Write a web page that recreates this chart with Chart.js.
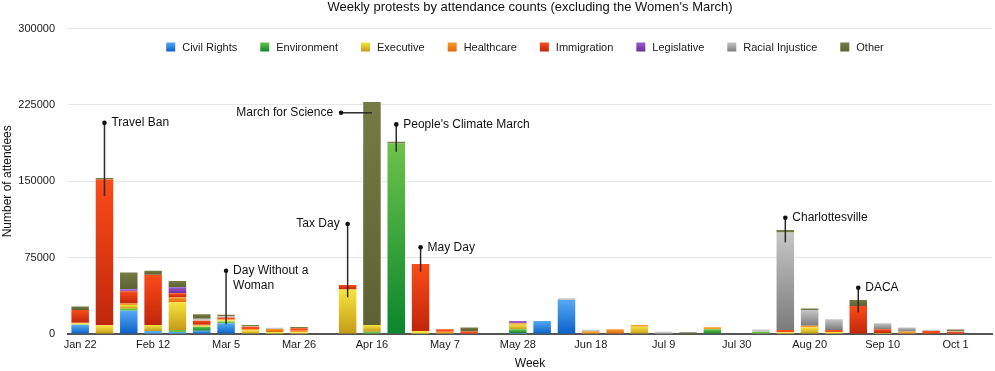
<!DOCTYPE html>
<html><head><meta charset="utf-8">
<script src="https://cdn.jsdelivr.net/npm/chart.js@4.4.1/dist/chart.umd.min.js"></script>
<style>html,body{margin:0;padding:0;background:#fff}#wrap{position:relative;width:995px;height:371px}</style>
</head><body><div id="wrap"><canvas id="c"></canvas></div>
<script>
// ---- categories ----
const weeks = ['Jan 22','Jan 29','Feb 5','Feb 12','Feb 19','Feb 26','Mar 5','Mar 12','Mar 19','Mar 26',
  'Apr 2','Apr 9','Apr 16','Apr 23','Apr 30','May 7','May 14','May 21','May 28','Jun 4',
  'Jun 11','Jun 18','Jun 25','Jul 2','Jul 9','Jul 16','Jul 23','Jul 30','Aug 6','Aug 13',
  'Aug 20','Aug 27','Sep 3','Sep 10','Sep 17','Sep 24','Oct 1','Oct 8'];
const seriesNames = ['Civil Rights','Environment','Executive','Healthcare','Immigration','Legislative','Racial Injustice','Other'];

// ---- series values (attendees per week) ----
const civilRights = [9000,0,22900,2900,2000,3200,10500,0,0,0, 0,0,0,0,0,0,0,0,900,12800, 33400,0,0,0,0,0,0,0,0,0, 0,0,0,0,0,0,0,0];
const environment = [0,0,2000,0,2000,3900,1800,0,0,0, 0,0,2300,187200,0,0,0,0,3700,0, 0,0,0,0,0,0,4600,0,2300,0, 0,0,0,0,0,0,0,0];
const executive   = [1200,8300,3500,5900,27200,1000,1200,3500,2000,1700, 0,43500,6500,0,2900,0,0,0,4600,0, 0,0,0,7200,0,0,0,0,0,1600, 6500,2000,0,1000,500,0,0,0];
const healthcare  = [800,500,1500,0,4900,1000,800,1500,3000,1500, 0,400,0,0,0,2100,0,0,1300,0, 0,2600,4600,1600,0,0,2000,0,0,0, 1600,0,0,0,2000,0,0,0];
const immigration = [12500,143000,12100,49500,3900,3900,2000,2000,0,2500, 0,4200,0,0,65800,2500,2500,0,0,0, 0,0,0,0,0,0,0,0,0,2300, 0,2000,27500,3600,0,2900,2300,0];
const legislative = [0,0,2000,0,5900,0,0,0,0,0, 0,0,0,0,0,0,0,0,2300,0, 0,0,0,0,0,0,0,0,0,0, 0,0,0,0,0,0,0,0];
const racial      = [0,0,0,0,0,2000,1500,500,1200,0, 0,0,0,0,0,0,0,0,0,0, 1600,1600,0,0,2300,0,0,0,2000,95900, 15400,10500,0,5900,3900,1300,700,0];
const other       = [3600,1500,16400,3900,6200,4300,1000,1300,0,1200, 0,0,219200,1600,0,0,3900,0,0,0, 0,0,0,0,0,1800,0,0,0,2300, 1600,0,5900,0,0,0,1300,0];
const seriesValues = [civilRights, environment, executive, healthcare, immigration, legislative, racial, other];

// ---- y-axis ticks ----
const yTicks = [0, 75000, 150000, 225000, 300000];

// ---- annotations (values in data units) ----
const annText   = ['Travel Ban', 'March for Science', "People's Climate March", 'Tax Day', 'May Day', ['Day Without a','Woman'], 'Charlottesville', 'DACA'];
const annWeek   = [1, 12, 13, 11, 14, 6, 29, 32];
const annDotWeek= [1, 10.73, 13, 11, 14, 6, 29, 32];
const annFrom   = [135500, 217300, 179000, 36000, 61200, 9500, 90000, 21300];
const annTo     = [207400, 217300, 205900, 108000, 85100, 62100, 114200, 45400];
const annSide   = ['right','left','right','left','right','right','right','right'];

// ---- styles ----
const topColors    = ['#55aaf4','#6cc34a','#f7e43c','#f89c2c','#fb4c18','#9c5ccc','#c6c6c6','#747b44'];
const bottomColors = ['#0a60c8','#0a862c','#c49a18','#e2660c','#c0260c','#6a2c98','#7c7c7c','#5c6232'];
const FONT = '"Liberation Sans", Arial, Helvetica, sans-serif';

function segGradient(ctx, k) {
  const chart = ctx.chart;
  if (!chart.chartArea || ctx.type !== 'data' || !chart.scales.y) return topColors[k];
  const i = ctx.dataIndex;
  let start = 0;
  for (let d = 0; d < k; d++) start += seriesValues[d][i] || 0;
  const end = start + (seriesValues[k][i] || 0);
  const ys = chart.scales.y;
  const yTop = ys.getPixelForValue(end), yBot = ys.getPixelForValue(start);
  if (!(yBot - yTop > 3)) return topColors[k];
  const g = chart.ctx.createLinearGradient(0, yTop, 0, yBot);
  g.addColorStop(0, topColors[k]);
  g.addColorStop(1, bottomColors[k]);
  return g;
}

const insideLegend = {
  id: 'insideLegend',
  afterDraw(chart) {
    const ctx = chart.ctx, ca = chart.chartArea;
    ctx.save();
    ctx.font = '11px ' + FONT;
    ctx.textBaseline = 'middle';
    ctx.textAlign = 'left';
    const box = 9, gapText = 7, gapItem = 23;
    const widths = seriesNames.map(n => ctx.measureText(n).width);
    const total = widths.reduce((a, w) => a + box + gapText + w, 0) + gapItem * (seriesNames.length - 1);
    let x = (ca.left + ca.right) / 2 - 5 - total / 2;
    const yc = 47;
    seriesNames.forEach((n, k) => {
      const g = ctx.createLinearGradient(0, yc - box / 2, 0, yc + box / 2);
      g.addColorStop(0, topColors[k]); g.addColorStop(1, bottomColors[k]);
      ctx.fillStyle = g;
      ctx.fillRect(x, yc - box / 2, box, box);
      ctx.fillStyle = '#1a1a1a';
      ctx.fillText(n, x + box + gapText, yc + 0.5);
      x += box + gapText + widths[k] + gapItem;
    });
    ctx.restore();
  }
};

const annotations = {
  id: 'annotations',
  afterDatasetsDraw(chart) {
    const ctx = chart.ctx, xs = chart.scales.x, ys = chart.scales.y;
    ctx.save();
    ctx.font = '12px ' + FONT;
    ctx.textBaseline = 'middle';
    for (let i = 0; i < annText.length; i++) {
      const bx = xs.getPixelForValue(annWeek[i]);
      const dx = xs.getPixelForValue(annDotWeek[i]);
      const fy = ys.getPixelForValue(annFrom[i]);
      const dy = ys.getPixelForValue(annTo[i]);
      ctx.strokeStyle = '#2b2b2b';
      ctx.lineWidth = 1.5;
      ctx.beginPath(); ctx.moveTo(bx, fy); ctx.lineTo(dx, dy); ctx.stroke();
      ctx.fillStyle = '#111';
      ctx.beginPath(); ctx.arc(dx, dy, 2.3, 0, Math.PI * 2); ctx.fill();
      const lines = Array.isArray(annText[i]) ? annText[i] : [annText[i]];
      ctx.textAlign = annSide[i] === 'left' ? 'right' : 'left';
      const tx = annSide[i] === 'left' ? dx - 8 : dx + 7;
      lines.forEach((t, j) => ctx.fillText(t, tx, dy + j * 14.5));
    }
    ctx.restore();
  }
};

new Chart(document.getElementById('c'), {
  type: 'bar',
  data: {
    labels: weeks,
    datasets: seriesNames.map((name, k) => ({
      label: name,
      data: seriesValues[k].map(v => v === 0 ? null : v),
      backgroundColor: (ctx) => segGradient(ctx, k),
      borderWidth: 0,
      categoryPercentage: 1,
      barPercentage: 0.72
    }))
  },
  options: {
    responsive: true,
    maintainAspectRatio: false,
    animation: false,
    events: [],
    layout: { padding: { top: 0, right: 3, bottom: 0, left: 0 } },
    plugins: {
      legend: { display: false },
      tooltip: { enabled: false },
      title: {
        display: true,
        fullSize: false,
        text: "Weekly protests by attendance counts (excluding the Women's March)",
        color: '#111',
        font: { family: FONT, size: 13, weight: 'normal' },
        padding: { top: 0, bottom: 13 }
      }
    },
    scales: {
      x: {
        stacked: true,
        grid: { display: false, drawTicks: false },
        border: { display: true, color: '#555', width: 2 },
        ticks: {
          autoSkip: false, maxRotation: 0, padding: 4, color: '#1a1a1a',
          font: { family: FONT, size: 11 },
          callback: (v, i) => (i % 3 === 0 ? weeks[i] : '')
        },
        title: { display: true, text: 'Week', color: '#111', font: { family: FONT, size: 12 }, padding: { top: -4, bottom: 0 } },
        afterFit: (s) => { s.height = 37; }
      },
      y: {
        stacked: true,
        min: 0, max: 300000,
        afterBuildTicks: (s) => { s.ticks = yTicks.map(v => ({ value: v })); },
        grid: { color: '#e6e6e6', lineWidth: 1, drawTicks: false },
        border: { display: false },
        ticks: { padding: 13, color: '#1a1a1a', font: { family: FONT, size: 11 }, callback: (v) => String(v) },
        title: { display: true, text: 'Number of attendees', color: '#111', font: { family: FONT, size: 12 }, padding: { top: 0, bottom: 0 } },
        afterFit: (s) => { s.width = 68; }
      }
    }
  },
  plugins: [insideLegend, annotations]
});
</script>
</body></html>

........

> **What you are asked to do**
Write out exactly the opening lines of the data, stopping after the line that holds "const seriesNames = ['Civil". Exclude pictures.

> **Full solution**
Write a web page that recreates this chart with Chart.js.
<!DOCTYPE html>
<html><head><meta charset="utf-8">
<script src="https://cdn.jsdelivr.net/npm/chart.js@4.4.1/dist/chart.umd.min.js"></script>
<style>html,body{margin:0;padding:0;background:#fff}#wrap{position:relative;width:995px;height:371px}</style>
</head><body><div id="wrap"><canvas id="c"></canvas></div>
<script>
// ---- categories ----
const weeks = ['Jan 22','Jan 29','Feb 5','Feb 12','Feb 19','Feb 26','Mar 5','Mar 12','Mar 19','Mar 26',
  'Apr 2','Apr 9','Apr 16','Apr 23','Apr 30','May 7','May 14','May 21','May 28','Jun 4',
  'Jun 11','Jun 18','Jun 25','Jul 2','Jul 9','Jul 16','Jul 23','Jul 30','Aug 6','Aug 13',
  'Aug 20','Aug 27','Sep 3','Sep 10','Sep 17','Sep 24','Oct 1','Oct 8'];
const seriesNames = ['Civil Rights','Environment','Executive','Healthcare','Immigration','Legislative','Racial Injustice','Other'];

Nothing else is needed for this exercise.